*Stored entries*.

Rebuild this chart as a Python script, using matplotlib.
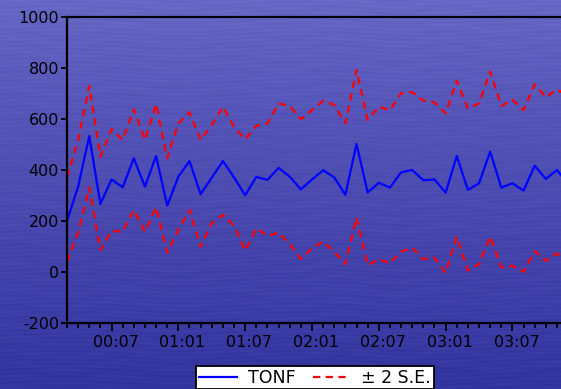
import numpy as np
import matplotlib
matplotlib.use("Agg")
import matplotlib.pyplot as plt
from matplotlib.transforms import ScaledTranslation
from matplotlib.ticker import FixedLocator, MultipleLocator

plt.rcParams["axes.unicode_minus"] = False

# Monthly forecast of TONF with +/- 2 standard-error band (obs 0 = 2000:03)
tonf = [200, 335, 533, 267, 363, 332, 446, 335, 455, 260, 374, 435, 305, 370,
        435, 371, 301, 373, 361, 408, 374, 324, 363, 399, 371, 303, 502, 312,
        350, 331, 391, 400, 360, 363, 311, 455, 322, 348, 472, 331, 348, 319,
        417, 365, 400, 345]
upper = [371, 515, 729, 452, 560, 518, 638, 518, 659, 446, 583, 626, 518, 576,
         648, 570, 520, 573, 583, 661, 651, 599, 635, 671, 655, 583, 792, 596,
         648, 635, 701, 705, 672, 665, 622, 750, 642, 661, 786, 651, 675, 635,
         736, 685, 716, 690]
lower = [40, 155, 331, 86, 161, 158, 243, 158, 254, 76, 165, 243, 99, 191,
         224, 182, 84, 171, 142, 154, 109, 51, 93, 119, 80, 31, 214, 27,
         50, 34, 80, 95, 50, 56, -3, 139, 5, 31, 139, 18, 24, 1, 82, 44,
         73, 35]
tick_obs = [4, 10, 16, 22, 28, 34, 40]
tick_labels = ["00:07", "01:01", "01:07", "02:01", "02:07", "03:01", "03:07"]
y_ticks = [-200, 0, 200, 400, 600, 800, 1000]

W, H, DPI = 561, 389, 100
fig = plt.figure(figsize=(W / DPI, H / DPI), dpi=DPI)

# blue textured backdrop
yy = np.linspace(0, 1, H)[:, None]
xx = np.linspace(0, 1, W)[None, :]
top = np.array([104, 104, 198]) / 255.0
bot = np.array([52, 52, 160]) / 255.0
t = yy ** 0.85
grad = (1 - t)[..., None] * top + t[..., None] * bot
streak = (0.008 * np.sin(2 * np.pi * (yy * 90 + 0.5 * np.sin(2 * np.pi * xx * 2.3)))
          + 0.006 * np.sin(2 * np.pi * (yy * 31 + 0.3 * np.sin(2 * np.pi * xx * 5.1 + 1.0))))
img = np.clip(grad + streak[..., None] * np.array([1, 1, 0.6]), 0, 1)
bg = fig.add_axes([0, 0, 1, 1], zorder=0)
bg.imshow(img, aspect="auto", interpolation="bilinear")
bg.axis("off")

px_per_obs = 11.136
left_px, bottom_px, top_px = 67, 323, 17
x_max = 46
ax = fig.add_axes([left_px / W, (H - bottom_px) / H,
                   x_max * px_per_obs / W, (bottom_px - top_px) / H], zorder=1)
ax.set_facecolor("none")

x = np.arange(len(tonf))
ax.plot(x, tonf, color="#0000ff", lw=1.6, label="TONF")
ax.plot(x, upper, color="#ff0000", lw=1.6, ls=(0, (3.3, 2.4)), label="\u00b1 2 S.E.")
ax.plot(x, lower, color="#ff0000", lw=1.6, ls=(0, (3.3, 2.4)))

ax.set_xlim(0, x_max)
ax.set_ylim(-200, 1000)
ax.yaxis.set_major_locator(FixedLocator(y_ticks))
ax.xaxis.set_major_locator(FixedLocator(tick_obs))
ax.xaxis.set_minor_locator(MultipleLocator(1))
ax.set_xticklabels(tick_labels)

for s in ax.spines.values():
    s.set_linewidth(1.6)
    s.set_color("black")

ax.tick_params(axis="y", direction="out", length=4.3, width=1.3, pad=1.5,
               labelsize=11.5, colors="black")
ax.tick_params(axis="x", which="major", direction="out", length=5.8, width=1.3,
               pad=2.5, labelsize=11.5, colors="black")
ax.tick_params(axis="x", which="minor", direction="out", length=3.6, width=1.3)
for lab in ax.get_xticklabels():
    lab.set_transform(lab.get_transform() + ScaledTranslation(0.04, 0, fig.dpi_scale_trans))

leg = fig.legend(loc="upper center", bbox_to_anchor=(315 / W, 1 - 366 / H),
                 ncol=2, frameon=True, fancybox=False, fontsize=12.5,
                 handlelength=2.2, handletextpad=0.6, columnspacing=1.0,
                 borderpad=0.15, borderaxespad=0, framealpha=1)
leg.get_frame().set_edgecolor("black")
leg.get_frame().set_linewidth(1.3)
leg.get_frame().set_facecolor("white")
leg.set_zorder(3)

fig.savefig("out.png", dpi=DPI)
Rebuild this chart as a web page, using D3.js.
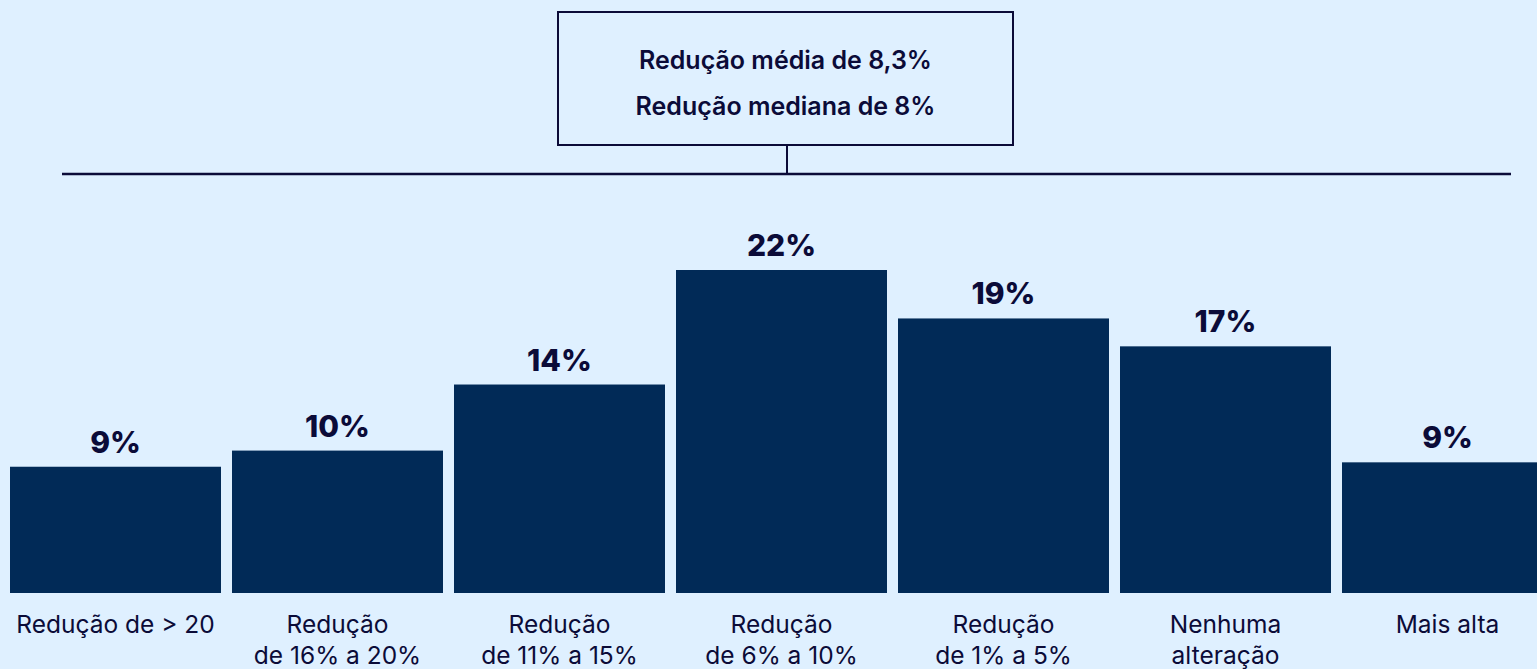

*Given problem*. Look through the material above. Copy each line where the word "Rebuild" appears.

*Correct output*.
Rebuild this chart as a Python script, using matplotlib.
Rebuild this chart as a web page, using D3.js.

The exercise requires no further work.